Is Reading Novels Prohibited?
Social Issues
Question asked by .
Answered by Dr. Shehzad Saleem

Does reading novels come under ‘lahw al-hadīth’ – which is condemned by the Qur’ān? Does it become the cause of any benefit in this world or in the Day of Judgement? If it does not, then it should be considered as absurd?


Islam does not pose any restriction on the pursual of fine arts. Reading novels, drawing pictures, making models/sculptures are all subtle forms of expression that nourish creativity in a person, and are also a means of providing constructive entertainment. This of course is greatly beneficial for a person and therefore such activities cannot be considered absurd in any way.

Islam imposes only two restrictions on such activities:

1. Over-indulgence should be avoided. This means that one should be careful in devoting one’s time to such activities. Involvement which diverts a person’s attention from God and from the responsibilities that God has imposed upon a person should be avoided.

2. Immorality should be abstained from wherever found in these activities since this adversely affects the inner purity of a person. Inner purity, we know, is the objective of Islam.

The expression you have referred to with regard to occurs in the following a Qur’ānic verse:

وَمِنْ النَّاسِ مَنْ يَشْتَرِي لَهْوَ الْحَدِيثِ لِيُضِلَّ عَنْ سَبِيلِ اللَّهِ بِغَيْرِ عِلْمٍ وَيَتَّخِذَهَا هُزُوًا أُولَئِكَ لَهُمْ عَذَابٌ مُهِينٌ (١٣ :٦-٨)

There are some who indulge in frivolous talk (lahw al-hadīth) so that they may without knowledge lead men away from the path of God and hold it up to ridicule.
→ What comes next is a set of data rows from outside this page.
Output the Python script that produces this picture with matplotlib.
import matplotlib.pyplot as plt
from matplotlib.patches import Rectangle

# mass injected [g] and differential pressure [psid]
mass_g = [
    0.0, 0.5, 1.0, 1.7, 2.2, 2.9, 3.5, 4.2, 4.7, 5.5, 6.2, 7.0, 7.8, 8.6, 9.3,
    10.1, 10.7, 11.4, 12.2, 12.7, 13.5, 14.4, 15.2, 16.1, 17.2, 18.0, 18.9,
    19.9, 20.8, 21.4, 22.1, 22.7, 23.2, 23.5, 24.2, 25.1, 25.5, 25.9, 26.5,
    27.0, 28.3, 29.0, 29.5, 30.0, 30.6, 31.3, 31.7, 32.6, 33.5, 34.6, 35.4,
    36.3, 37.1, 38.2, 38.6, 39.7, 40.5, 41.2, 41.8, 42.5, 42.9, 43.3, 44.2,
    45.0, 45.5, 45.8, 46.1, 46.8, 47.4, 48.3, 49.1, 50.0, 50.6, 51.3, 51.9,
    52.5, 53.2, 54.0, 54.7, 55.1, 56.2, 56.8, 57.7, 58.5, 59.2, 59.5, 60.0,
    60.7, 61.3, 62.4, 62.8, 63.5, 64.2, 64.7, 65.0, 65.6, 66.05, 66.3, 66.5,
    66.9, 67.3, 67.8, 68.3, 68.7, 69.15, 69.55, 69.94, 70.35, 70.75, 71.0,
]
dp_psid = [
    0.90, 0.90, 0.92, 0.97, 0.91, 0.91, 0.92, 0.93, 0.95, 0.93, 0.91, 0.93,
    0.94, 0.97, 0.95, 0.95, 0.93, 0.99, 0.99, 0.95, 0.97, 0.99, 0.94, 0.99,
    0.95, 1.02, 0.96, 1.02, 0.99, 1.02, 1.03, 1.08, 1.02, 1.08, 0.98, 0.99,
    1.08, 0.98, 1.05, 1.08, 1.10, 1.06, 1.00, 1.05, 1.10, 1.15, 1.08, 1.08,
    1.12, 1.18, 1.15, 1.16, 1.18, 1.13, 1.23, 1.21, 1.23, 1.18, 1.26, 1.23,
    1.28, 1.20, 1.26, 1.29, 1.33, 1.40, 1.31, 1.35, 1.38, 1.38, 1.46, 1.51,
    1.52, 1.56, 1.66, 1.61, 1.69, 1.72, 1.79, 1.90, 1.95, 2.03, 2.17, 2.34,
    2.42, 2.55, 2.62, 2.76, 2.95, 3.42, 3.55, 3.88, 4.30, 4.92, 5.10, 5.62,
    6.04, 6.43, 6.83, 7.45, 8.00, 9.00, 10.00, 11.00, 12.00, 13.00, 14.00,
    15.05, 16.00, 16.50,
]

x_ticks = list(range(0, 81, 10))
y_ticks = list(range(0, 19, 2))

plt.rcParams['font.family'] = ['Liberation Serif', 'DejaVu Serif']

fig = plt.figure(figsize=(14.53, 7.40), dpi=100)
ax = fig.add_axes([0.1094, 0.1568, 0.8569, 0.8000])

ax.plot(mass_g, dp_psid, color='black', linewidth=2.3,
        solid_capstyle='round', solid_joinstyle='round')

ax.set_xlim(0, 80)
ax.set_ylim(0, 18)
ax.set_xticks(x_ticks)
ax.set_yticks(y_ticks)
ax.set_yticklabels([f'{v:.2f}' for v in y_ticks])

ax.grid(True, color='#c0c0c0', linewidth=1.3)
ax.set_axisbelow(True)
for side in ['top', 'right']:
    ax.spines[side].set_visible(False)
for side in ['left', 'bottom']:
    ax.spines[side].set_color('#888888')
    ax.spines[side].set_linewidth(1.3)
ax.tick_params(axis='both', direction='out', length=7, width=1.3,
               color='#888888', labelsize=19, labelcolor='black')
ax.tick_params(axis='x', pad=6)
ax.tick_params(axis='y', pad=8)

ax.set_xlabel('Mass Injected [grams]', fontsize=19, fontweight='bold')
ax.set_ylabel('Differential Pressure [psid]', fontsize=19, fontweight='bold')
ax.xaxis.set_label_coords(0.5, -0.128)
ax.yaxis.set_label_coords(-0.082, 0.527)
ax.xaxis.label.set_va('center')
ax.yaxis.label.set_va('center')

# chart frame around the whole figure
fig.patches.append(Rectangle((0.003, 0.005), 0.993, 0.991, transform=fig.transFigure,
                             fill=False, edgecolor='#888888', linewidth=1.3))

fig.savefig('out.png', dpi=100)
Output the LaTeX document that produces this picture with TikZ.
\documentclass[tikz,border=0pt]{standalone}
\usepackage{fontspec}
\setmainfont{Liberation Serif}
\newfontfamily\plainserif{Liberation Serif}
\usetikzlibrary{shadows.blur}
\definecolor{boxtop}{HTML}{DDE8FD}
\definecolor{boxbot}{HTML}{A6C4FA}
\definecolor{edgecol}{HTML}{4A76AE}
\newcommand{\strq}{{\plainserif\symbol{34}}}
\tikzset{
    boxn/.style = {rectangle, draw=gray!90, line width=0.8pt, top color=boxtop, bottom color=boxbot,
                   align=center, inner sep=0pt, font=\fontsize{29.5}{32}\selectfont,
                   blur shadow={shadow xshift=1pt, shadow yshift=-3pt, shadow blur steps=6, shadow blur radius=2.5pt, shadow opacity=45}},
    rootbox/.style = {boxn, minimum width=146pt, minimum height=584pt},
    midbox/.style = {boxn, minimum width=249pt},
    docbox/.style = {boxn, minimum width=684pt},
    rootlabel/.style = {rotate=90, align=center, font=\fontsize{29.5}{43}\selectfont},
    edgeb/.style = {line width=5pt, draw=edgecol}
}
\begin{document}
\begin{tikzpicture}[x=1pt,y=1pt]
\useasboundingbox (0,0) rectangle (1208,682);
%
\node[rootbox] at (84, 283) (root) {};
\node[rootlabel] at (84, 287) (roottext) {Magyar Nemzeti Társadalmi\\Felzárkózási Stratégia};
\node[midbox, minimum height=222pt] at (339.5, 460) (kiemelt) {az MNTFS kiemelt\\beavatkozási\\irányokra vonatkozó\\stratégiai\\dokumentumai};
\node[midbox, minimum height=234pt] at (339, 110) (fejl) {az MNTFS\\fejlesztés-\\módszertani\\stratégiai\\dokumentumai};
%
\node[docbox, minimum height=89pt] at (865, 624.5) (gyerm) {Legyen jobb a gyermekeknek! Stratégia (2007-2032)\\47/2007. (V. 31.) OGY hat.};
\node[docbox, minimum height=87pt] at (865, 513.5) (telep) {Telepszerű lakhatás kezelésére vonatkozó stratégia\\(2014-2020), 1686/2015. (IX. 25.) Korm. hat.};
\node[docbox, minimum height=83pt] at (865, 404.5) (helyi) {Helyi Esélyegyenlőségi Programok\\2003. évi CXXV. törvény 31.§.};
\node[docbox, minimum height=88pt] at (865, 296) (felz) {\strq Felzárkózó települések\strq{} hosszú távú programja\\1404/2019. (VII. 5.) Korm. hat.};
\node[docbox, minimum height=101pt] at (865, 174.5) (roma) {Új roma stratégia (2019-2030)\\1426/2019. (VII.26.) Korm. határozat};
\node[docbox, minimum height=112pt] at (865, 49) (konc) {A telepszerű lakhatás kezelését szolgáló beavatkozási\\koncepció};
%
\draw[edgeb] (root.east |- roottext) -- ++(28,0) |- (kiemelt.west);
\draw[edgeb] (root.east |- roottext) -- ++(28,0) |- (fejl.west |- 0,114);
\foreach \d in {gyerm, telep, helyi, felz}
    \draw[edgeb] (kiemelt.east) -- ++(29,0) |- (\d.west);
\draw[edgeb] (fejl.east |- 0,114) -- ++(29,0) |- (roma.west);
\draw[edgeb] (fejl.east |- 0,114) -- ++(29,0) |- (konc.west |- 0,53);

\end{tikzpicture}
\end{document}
For these there shall be a shameful punishment. (31:6-8)

It is evident from the context, that the expression ‘lahw al-hadīth’ means all those things said by the disbelievers to lead people away from the Qur’ān because the expression is used in contrast to the verses of the Qur’ān.

Reading novels, therefore, does not come under ‘lahw al-hadīth’.